Sesi 3 dan 4 dibawakan oleh Pdt. Ivan yang membahas tentang bagaimana Reformasi Protestan muncul dan bagaimana dampak sosialnya. Reformasi lahir karena adanya keresahan yang dikerjakan oleh Roh Kudus dalam diri orang-orang yang setia kepada Tuhan terhadap penyelewengan yang dilakukan oleh gereja dalam pengajaran dan praktiknya. Munculnya teknologi mesin cetak juga semakin mempermudah viralnya semangat perubahan sehingga semakin banyak jemaat yang menyerukan “REFORMASI!” Ketika anak-anak Tuhan mencintai Tuhan dengan mengerti firman-Nya, dunia akan diubahkan. “Gereja yang ber-impact” inilah tujuan utama Reformasi. Reformasi gereja tidak hanya berdampak pada gereja, tetapi juga dunia. Reformasi telah memengaruhi cara manusia bersikap terhadap dunia, etika kerja, supremasi hukum, demokrasi, kesetaraan, dan desentralisasi kekuasaan dll.

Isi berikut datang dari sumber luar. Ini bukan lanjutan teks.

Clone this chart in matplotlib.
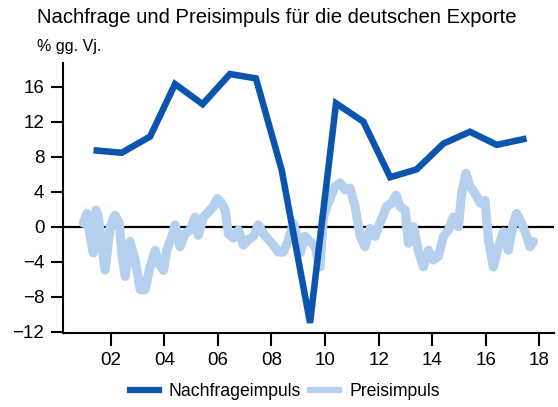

Pada sesi 5 dan 6, kami sempat dibuat tegang dengan pembahasan yang dibawakan oleh Pdt. Agus Marjanto karena beliau begitu berapi-api. Topik yang dibawakannya adalah Sola Scriptura (Only the word of God) dan Sola Christus (Only Christ). Berkali-kali beliau menegaskan bahwa isu sesungguhnya dari reformasi adalah pentingnya kata SOLA (Only). Gereja pada zaman Martin Luther mengakui Alkitab sebagai otoritas kebenaran, dan Kristus sebagai Juru Selamat. Namun, gereja tidak mengakui bahwa Alkitab adalah satu-satunya otoritas bagi iman dan hidup orang Kristen. Gereja mengajarkan Alkitab tidak cukup. Karena itu, perlu ditambah dengan tradisi (banyak aturan gereja). Reformasi menegaskan bahwa karya Kristus telah sempurna dan satu-satunya untuk menyelamatkan manusia dari hukuman dosa dan Alkitab adalah satu-satunya otoritas final.
Kemudian, sesi 7 oleh Pdt. Antonius Un yang membahas tentang Sola Gratia (Hanya oleh Anugerah). Ada tiga aspek anugerah, yaitu anugerah kasih Kristus yang datang untuk mati menanggung dosa manusia, anugerah kasih Bapa yang merelakan Anak-Nya Yang Tunggal itu, dan anugerah kasih Roh Kudus yang dengan sabar membuka hati manusia untuk menerima keselamatan. Sesi 8 dilanjutkan dengan nonton bersama film kisah pertobatan Martin Luther yang memperjuangkan reformasi gereja dan penerjemahan Alkitab dalam bahasa Jerman.
Saya bersyukur bisa mengikuti dan belajar banyak dari Konvensi 500 Tahun Reformasi ini. Saya menyadari bahwa pemahaman tentang doktrin gereja saya sangatlah dangkal.Belajar dari sikap Luther, saya perlu lebih kritis terhadap pengajaran gereja, “Apakah gereja saat ini masih setia pada Alkitab?” Saat ini, gereja sebenarnya juga sedang menghadapi isu-isu yang sama, tetapi dengan kemasan “kekinian”. Aplikasi yang paling praktis bagi saya adalah mendekat kepada Tuhan dengan menikmati firman-Nya sehingga saya tidak lagi diombang-ambingkan angin pengajaran. Ayo lahirkan reformasi baru! Tuhan Martin Luther adalah Tuhan kita juga! Ia bisa memakai kita seperti Ia telah memakai Luther!
Semoga tulisan saya ini dapat membangkitkan semangat dan menjadi berkat bagi pembaca setia Blog SABDA. Soli Deo Gloria!